Me? I’m still more than slightly baffled. I’d still be dismissing the Apple HDTV as nothing more than a trial balloon in some Apple lab if not for these words from the man himself. The rest of the book relates several stories that make it pretty clear that whenever Steve said that he’d come up with an idea, it was usually wise to expand that phrase to read “Lots of engineers have been working on many different ideas, and I identified this one idea and this particular approach as Something Important to both Apple and the concept of television; I then waved my fairy wand of Immaculate Resources and Mandate over the whole prospect.”
Which isn’t meant as a swipe against Steve. It’s an indication that this can’t really be chuckled aside as an idle thought.
The Apple TV makes perfect sense. It’s a tiny $99 box that turns any HDTV into an IR-controlled iOS device. It increases the value of everything else you buy from Apple, which is Feature One of any addition to the company’s product line. The media you buy from iTunes gets to play on the big screen and the good speakers. Your iOS and MacOS devices get a huge wireless display; your iPad, iPhone, and iPod Touch virtually become console gaming systems.
It’d be wonderful if Apple brought innovation to television simply in the form of licensing. I have 400 cable channels available to me right now but I only actually care about 12 of them. If Apple worked out how to license those channels independently and allowed me to simply subscribe to them a-la-carte via channel-specific iOS apps, that’d be a huge win. We got a hint about that recently during the CBS network’s regular earnings call. CEO Les Moonves revealed that he’d refused to get involved in a proposed Apple plan for streaming network content, balking at an ad revenue split in lieu of an upfront licensing fee.
Siri search would be incredible on a TV. “Play last night’s episode of the Craig Ferguson show,” I would say into my Bluetooth audio-enabled remote. We don’t channel-surf any more. There’s so much content that the role of the cable box is to help us to find things. We don’t know, or care, when something was scheduled to air and syndication has made networks almost irrelevant. “House, M.D.” airs on three different channels…sometimes simultaneously.
And given that the HDTV is the biggest and baddest (in the goodest sense of that word) screen in the house, it’s a focal point for family activity. It’s always in a community room. It’s a perfectly natural hub for iCloud to project information into.
In a day when the Mac Pro’s place in the product line is shaky, an expansion into the household’s most consumer-ey of consumer products seems like a gimme. But the Apple TV can handle all of those things and more. What would an integrated TV provide to the user? Yes, conceptually, a fully integrated design is more elegant. But honestly, you plug an Apple TV into an HDMI port and then you never ever have to deal with it again. Would Apple really be all that offended if it’s HDMI 2 instead of HDMI 1?

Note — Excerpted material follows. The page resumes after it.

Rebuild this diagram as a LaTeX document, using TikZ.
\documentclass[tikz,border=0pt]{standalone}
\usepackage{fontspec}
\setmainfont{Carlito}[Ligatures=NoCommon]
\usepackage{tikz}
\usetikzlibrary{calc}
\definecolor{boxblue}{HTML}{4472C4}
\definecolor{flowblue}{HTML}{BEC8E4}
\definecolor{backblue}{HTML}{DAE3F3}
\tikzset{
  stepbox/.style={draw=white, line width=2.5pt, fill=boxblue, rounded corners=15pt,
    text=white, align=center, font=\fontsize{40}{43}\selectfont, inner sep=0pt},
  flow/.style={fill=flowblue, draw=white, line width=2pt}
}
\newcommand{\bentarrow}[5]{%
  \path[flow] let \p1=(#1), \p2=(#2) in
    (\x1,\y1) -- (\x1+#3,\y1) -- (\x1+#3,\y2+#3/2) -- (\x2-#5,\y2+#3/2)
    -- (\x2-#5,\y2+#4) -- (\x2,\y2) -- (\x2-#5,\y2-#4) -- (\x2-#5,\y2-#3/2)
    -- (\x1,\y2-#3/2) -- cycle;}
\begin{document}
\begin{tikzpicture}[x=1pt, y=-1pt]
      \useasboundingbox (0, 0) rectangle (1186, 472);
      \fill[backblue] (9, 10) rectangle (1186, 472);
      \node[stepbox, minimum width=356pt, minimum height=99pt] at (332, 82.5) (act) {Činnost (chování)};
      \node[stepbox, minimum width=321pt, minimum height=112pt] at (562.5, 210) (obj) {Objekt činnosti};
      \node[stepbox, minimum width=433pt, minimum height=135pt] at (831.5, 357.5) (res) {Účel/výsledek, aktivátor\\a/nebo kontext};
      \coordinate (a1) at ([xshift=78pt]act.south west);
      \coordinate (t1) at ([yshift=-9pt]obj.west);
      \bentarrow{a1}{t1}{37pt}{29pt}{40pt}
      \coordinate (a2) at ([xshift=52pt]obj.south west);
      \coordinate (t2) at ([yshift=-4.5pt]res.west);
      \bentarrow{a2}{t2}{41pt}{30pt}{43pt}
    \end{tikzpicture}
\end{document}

Streaming is also problematic because although you can cut the cable company out of the loop for subscription programming, it’s still going to provide the data pipeline for all of your content. The cable company will raise some valid objections (“Tens of millions of people streaming HDTV puts a hellacious load on our network”) and some petulant ones (“Fine, now we’ll cap your monthly bandwidth and make sure any dough we lose through loss of your subscription, we make up in overage fees”) and it seems likely that it’ll all balance out for the user.
And we haven’t even started talking about the problems of carrying enough sizes and enough price points to keep the marketplace happy. Tim Cook hates inventory the same way that Benny Hill hated a securely-fastened nurse’s uniform. Can an Apple HDTV, available in only one or two sizes, be successful? Even if it can, how will Apple convince people to ditch a perfectly-functional flatscreen that’s probably only a few years into its 10-year life cycle?
Do the math
No, I keep rounding back to simple math: $99 Apple TV + $$ HDTV of the user’s choice from anyplace else > $$$$ Apple HDTV.

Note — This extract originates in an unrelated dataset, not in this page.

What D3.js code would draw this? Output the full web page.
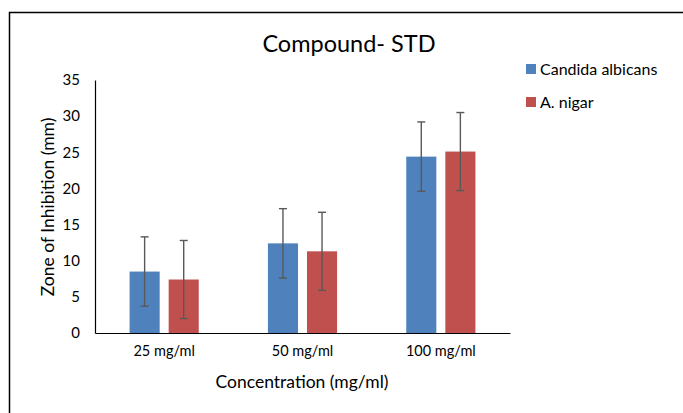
<!DOCTYPE html>
<html>
<head>
<meta charset="utf-8">
<script src="https://cdn.jsdelivr.net/npm/d3@7"></script>
<style>
  body { margin: 0; background: #fff; }
  text { font-family: Lato, "Open Sans", sans-serif; fill: #000; }
</style>
</head>
<body>
<div id="chart"></div>
<script>
// data
var categories = ["25 mg/ml", "50 mg/ml", "100 mg/ml"];
var seriesNames = ["Candida albicans", "A. nigar"];
var candida = [8.5, 12.4, 24.4];
var nigar = [7.4, 11.3, 25.1];
var candidaErr = [4.8, 4.8, 4.8];
var nigarErr = [5.4, 5.4, 5.4];
var yTicks = [0, 5, 10, 15, 20, 25, 30, 35];
var colors = ["#4F81BD", "#C0504D"];

var W = 683, H = 413;
var svg = d3.select("#chart").append("svg")
    .attr("width", W)
    .attr("height", H);

// outer chart frame (runs off right and bottom edges)
svg.append("rect")
    .attr("x", 9.5).attr("y", 12.5)
    .attr("width", 700).attr("height", 420)
    .attr("fill", "none")
    .attr("stroke", "#000")
    .attr("stroke-width", 1.5);

var x0 = d3.scaleBand().domain(categories).range([95, 510]).paddingInner(0.5).paddingOuter(0.25);
var x1 = d3.scaleBand().domain(seriesNames).range([0, x0.bandwidth()]).paddingInner(0.23);
var y = d3.scaleLinear().domain([0, 35]).range([333, 80]);

var rows = categories.map(function (c, i) {
    return {
        cat: c,
        vals: [
            { s: seriesNames[0], v: candida[i], e: candidaErr[i], c: colors[0] },
            { s: seriesNames[1], v: nigar[i], e: nigarErr[i], c: colors[1] }
        ]
    };
});

// y axis
var yAxis = svg.append("g")
    .attr("transform", "translate(95,0)")
    .call(d3.axisLeft(y).tickValues(yTicks).tickSize(0).tickPadding(15));
yAxis.select(".domain").attr("stroke", "#000").attr("stroke-width", 1.2);
yAxis.selectAll("text").attr("font-size", 15).attr("font-family", "Lato, 'Open Sans', sans-serif");

var groups = svg.selectAll(".grp").data(rows).enter().append("g")
    .attr("transform", function (d) { return "translate(" + x0(d.cat) + ",0)"; });

groups.selectAll("rect").data(function (d) { return d.vals; }).enter().append("rect")
    .attr("x", function (d) { return x1(d.s); })
    .attr("y", function (d) { return y(d.v); })
    .attr("width", x1.bandwidth())
    .attr("height", function (d) { return y(0) - y(d.v); })
    .attr("fill", function (d) { return d.c; });

// error bars
var eb = groups.selectAll(".err").data(function (d) { return d.vals; }).enter().append("g")
    .attr("stroke", "#595959").attr("stroke-width", 1.4);
eb.append("line")
    .attr("x1", function (d) { return x1(d.s) + x1.bandwidth() / 2; })
    .attr("x2", function (d) { return x1(d.s) + x1.bandwidth() / 2; })
    .attr("y1", function (d) { return y(d.v + d.e); })
    .attr("y2", function (d) { return y(d.v - d.e); });
eb.append("line")
    .attr("x1", function (d) { return x1(d.s) + x1.bandwidth() / 2 - 4; })
    .attr("x2", function (d) { return x1(d.s) + x1.bandwidth() / 2 + 4; })
    .attr("y1", function (d) { return y(d.v + d.e); })
    .attr("y2", function (d) { return y(d.v + d.e); });
eb.append("line")
    .attr("x1", function (d) { return x1(d.s) + x1.bandwidth() / 2 - 4; })
    .attr("x2", function (d) { return x1(d.s) + x1.bandwidth() / 2 + 4; })
    .attr("y1", function (d) { return y(d.v - d.e); })
    .attr("y2", function (d) { return y(d.v - d.e); });

// x axis
var xAxis = svg.append("g")
    .attr("transform", "translate(0,333)")
    .call(d3.axisBottom(x0).tickSize(0).tickPadding(13).tickSizeOuter(0));
xAxis.select(".domain").attr("stroke", "#000").attr("stroke-width", 1.2);
xAxis.selectAll("text").attr("font-size", 14.5).attr("font-family", "Lato, 'Open Sans', sans-serif");

// titles
svg.append("text").attr("x", 349).attr("y", 52).attr("text-anchor", "middle")
    .attr("font-size", 23.5).text("Compound- STD");
svg.append("text").attr("x", 302).attr("y", 388).attr("text-anchor", "middle")
    .attr("font-size", 17.5).text("Concentration (mg/ml)");
svg.append("text").attr("transform", "translate(54,207) rotate(-90)").attr("text-anchor", "middle")
    .attr("font-size", 17.5).text("Zone of Inhibition (mm)");

// legend
var leg = svg.selectAll(".leg").data(seriesNames).enter().append("g")
    .attr("transform", function (d, i) { return "translate(526," + (64 + i * 33) + ")"; });
leg.append("rect").attr("width", 10).attr("height", 10)
    .attr("fill", function (d, i) { return colors[i]; });
leg.append("text").attr("x", 14).attr("y", 10.5).attr("font-size", 16)
    .text(function (d) { return d; });
</script>
</body>
</html>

I try to think of opportunities that an HDTV would deliver to Apple—and to users—that a future Apple TV couldn’t. An integrated FaceTime camera, sure. And that’s a lot of square footage Apple’s hanging on the wall. What sort of AirPort antenna could Apple engineers design if they didn’t have to pack it inside a hotplate-sized base station?
How about a touchscreen? Naw. Apple’s already said that it doesn’t think touchscreens work on big displays (though the company has thrown up smokescreens before, about other concepts). Plus, I’m sure it doesn’t want a huge sheet of glass hanging in the most visible part of the central room of the house to be covered in fingerprints.
I don’t think an Apple HDTV will really be about the hardware, anyway. It’ll be about the software and the content, which are the keys to any Apple product. Siri, iCloud, and most importantly deals to license content in such a way that the user won’t feel like they have to feed coins into the side of the screen every time they want to catch a sitcom, will define any Apple HDTV.
That last one might be the single toughest problem to solve. Talking to network executives isn’t like talking to Siri. Siri is designed for rational, productive conversations in plain, comprehensible language. Meanwhile, I’m sure that someone at NBC is still insisting to some creator’s agent that “Seinfeld” still hasn’t made back its production costs and that there are no profits to share.